Operating leases are recognized on the balance sheet as ROU lease assets, lease liabilities current and lease liabilities non-current. Fixed rents are included in the calculation of the lease balances while variable costs paid for certain operating and pass-through costs are excluded. Lease expense is recognized over the expected term on a straight-line basis.


In August 2020, the Company entered into a month-to-month sub-lease for office space in Lakeway, Texas, from a related party and recorded rent expense of $12,629 and zero for the year ended June 30, 2021 and period from April 23, 2020 (inception) to June 30, 2020, respectively.


Loss Per Share


The Company’s Series A Preferred securities participate on a one-for-one basis with common stock in the distribution of dividends, if and when declared by the Board of Directors.


There were no Series A share outstanding at 6/30/2021. Since the Company has reported a net loss for the year ended June 30, 2021 and period from April 23, 2020 (inception) to June 30, 2020, no income was allocated to the Company’s Series A Preferred securities. Basic and diluted net loss per share are the same because the impact of Series A Preferred and options would be anti-dilutive and has been excluded from the computation of diluted weighted-average shares outstanding.


Income Taxes


The Company recognizes deferred tax assets and liabilities for the expected future tax consequences of events that have been included in the Company’s financial statements and tax returns. Deferred tax assets and liabilities are determined based upon the differences between the financial statement carrying amounts and the tax bases of existing assets and liabilities and for loss and credit carryforwards, using enacted tax rates expected to be in effect in the year in which the differences are expected to reverse. Deferred tax assets are reduced by a valuation allowance if it is more likely than not that these assets may not be realized. The Company determines whether it is more likely than not that a tax position will be sustained upon examination. If it is not more likely than not that a position will be sustained, none of the benefit attributable to the position is recognized. The tax benefit to be recognized for any tax position that meets the more-likely-than-not recognition threshold is calculated as the largest amount that is more than 50% likely of being realized upon resolution of the contingency. The Company accounts for interest and penalties related to uncertain tax positions as part of its provision for income taxes.


Segment and geographic information


Operating segments are defined as components of an entity about which separate discrete information is available for evaluation by the chief operating decision maker, or CODM, or decision-making group, in deciding how to allocate resources and in assessing performance. The CODM is the Company’s Chief Executive Officer. The Company views its operations as and manages its business in one operating segment operating exclusively in the United States.
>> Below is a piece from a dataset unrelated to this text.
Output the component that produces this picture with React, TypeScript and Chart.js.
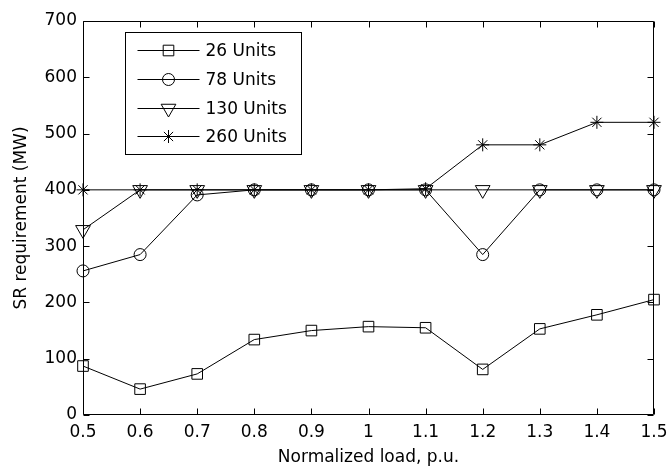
import React, { useEffect, useRef } from 'react';
import { Chart, registerables } from 'chart.js';
import { drawPoint } from 'chart.js/helpers';

Chart.register(...registerables);

const loadLabels = ['0.5', '0.6', '0.7', '0.8', '0.9', '1', '1.1', '1.2', '1.3', '1.4', '1.5'];
const units26 = [87, 46, 73, 134, 150, 157, 155, 81, 153, 178, 205];
const units78 = [256, 285, 391, 400, 400, 400, 400, 285, 400, 400, 400];
const units130 = [329, 400, 400, 400, 400, 400, 400, 400, 400, 400, 400];
const units260 = [400, 400, 400, 400, 400, 400, 402, 480, 480, 520, 520];
const seriesNames = ['26 Units', '78 Units', '130 Units', '260 Units'];

const FONT = "'DejaVu Sans', sans-serif";

const framePlugin = {
  id: 'frameTicks',
  beforeDatasetsDraw(chart: any) {
    const { ctx, chartArea: a, scales } = chart;
    const x = scales.x;
    const y = scales.y;
    const L = Math.round(a.left) + 0.5;
    const R = Math.round(a.right) - 0.5;
    const T = Math.round(a.top) + 0.5;
    const B = Math.round(a.bottom) - 0.5;
    ctx.save();
    ctx.strokeStyle = '#000';
    ctx.lineWidth = 1;
    ctx.beginPath();
    ctx.rect(L, T, R - L, B - T);
    const tl = 6;
    loadLabels.forEach((_, i) => {
      const px = Math.round(x.getPixelForValue(i)) + 0.5;
      ctx.moveTo(px, B);
      ctx.lineTo(px, B - tl);
      ctx.moveTo(px, T);
      ctx.lineTo(px, T + tl);
    });
    y.ticks.forEach((t: any) => {
      const py = Math.round(y.getPixelForValue(t.value)) + 0.5;
      ctx.moveTo(L, py);
      ctx.lineTo(L + tl, py);
      ctx.moveTo(R, py);
      ctx.lineTo(R - tl, py);
    });
    ctx.stroke();
    ctx.restore();
  },
};

const legendPlugin = {
  id: 'insideLegend',
  afterDraw(chart: any) {
    const { ctx, chartArea: a } = chart;
    const left = Math.round(a.left + 42) + 0.5;
    const top = Math.round(a.top + 11) + 0.5;
    const w = 176;
    const h = 122;
    ctx.save();
    ctx.fillStyle = '#fff';
    ctx.strokeStyle = '#000';
    ctx.lineWidth = 1;
    ctx.fillRect(left, top, w, h);
    ctx.strokeRect(left, top, w, h);
    ctx.font = `17px ${FONT}`;
    ctx.textBaseline = 'middle';
    ctx.textAlign = 'left';
    chart.data.datasets.forEach((ds: any, i: number) => {
      const cy = Math.round(top + 17.5 + i * 28.8) + 0.5;
      ctx.strokeStyle = '#000';
      ctx.lineWidth = 1;
      ctx.beginPath();
      ctx.moveTo(left + 12, cy);
      ctx.lineTo(left + 74, cy);
      ctx.stroke();
      ctx.fillStyle = 'rgba(0,0,0,0)';
      drawPoint(ctx, {
        pointStyle: ds.pointStyle,
        radius: ds.pointRadius,
        rotation: ds.pointRotation || 0,
        borderWidth: 1,
      } as any, left + 43, cy);
      ctx.fillStyle = '#000';
      ctx.fillText(ds.label, left + 80, cy + 1);
    });
    ctx.restore();
  },
};

export default function App() {
  const ref = useRef<HTMLCanvasElement | null>(null);
  useEffect(() => {
    if (!ref.current) return;
    const common = {
      borderColor: '#000',
      borderWidth: 1,
      pointBorderColor: '#000',
      pointBackgroundColor: 'rgba(0,0,0,0)',
      pointBorderWidth: 1,
      tension: 0,
      clip: false as any,
    };
    const chart = new Chart(ref.current, {
      type: 'line',
      data: {
        labels: loadLabels,
        datasets: [
          { ...common, label: seriesNames[0], data: units26, pointStyle: 'rect', pointRadius: 7.5 },
          { ...common, label: seriesNames[1], data: units78, pointStyle: 'circle', pointRadius: 6 },
          { ...common, label: seriesNames[2], data: units130, pointStyle: 'triangle', pointRotation: 180, pointRadius: 8.5 },
          { ...common, label: seriesNames[3], data: units260, pointStyle: 'star', pointRadius: 6.5 },
        ] as any,
      },
      options: {
        responsive: false,
        animation: false,
        layout: { padding: { left: 0, right: 14, top: 21, bottom: 0 } },
        plugins: { legend: { display: false }, tooltip: { enabled: false } },
        scales: {
          x: {
            type: 'category',
            offset: false,
            grid: { display: false, drawTicks: false },
            border: { display: false },
            ticks: { color: '#000', font: { family: FONT, size: 17 }, padding: 7, maxRotation: 0, autoSkip: false },
            title: { display: true, text: 'Normalized load, p.u.', color: '#000', font: { family: FONT, size: 17 }, padding: { top: 0, bottom: 2 } },
            afterFit: (s: any) => { s.height = 55; s.paddingLeft = 0; s.paddingRight = 0; },
          },
          y: {
            min: 0,
            max: 700,
            ticks: { stepSize: 100, color: '#000', font: { family: FONT, size: 17 }, padding: 6 },
            grid: { display: false, drawTicks: false },
            border: { display: false },
            title: { display: true, text: 'SR requirement (MW)', color: '#000', font: { family: FONT, size: 17 }, padding: { top: 11, bottom: 0 } },
            afterFit: (s: any) => { s.width = 83; s.paddingTop = 0; s.paddingBottom = 0; },
          },
        },
      },
      plugins: [framePlugin, legendPlugin],
    });
    return () => chart.destroy();
  }, []);
  return (
    <div style={{ position: 'fixed', left: 0, top: 0, width: 668, height: 470, background: '#fff' }}>
      <canvas ref={ref} width={668} height={470} style={{ display: 'block' }} />
    </div>
  );
}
The Company has one lead product candidate, ANEB-001, under development, which was licensed from Vernalis Development Ltd in May 2020 (“License Agreement”), as described in Note 7.


Milestone Warrants


The Company accounts for Milestone Warrants as freestanding financial instruments in accordance with ASC No. 480, Distinguishing Liabilities from Equity, which requires the Company to separately account for the warrants at fair value. The fair value used for the warrants is calculated using the Black-Scholes valuation model. See Note 3.


Recently issued and adopted accounting pronouncements


The Company considers the applicability and impact of all ASUs. ASUs not discussed below were assessed and determined to be either not applicable or are expected to have minimal impact on the financial statements.


In December 2019, the FASB issued ASU No. 2019-12, Income Taxes (Topic 740): Simplifying the Accounting for Income Taxes, which simplifies the accounting for income taxes by removing certain exceptions to the general principles in the existing guidance for income taxes and making other minor improvements. The amendments are effective for annual reporting periods beginning after December 15, 2020 with early adoption permitted. The Company is currently evaluating the impact of adopting this new accounting guidance.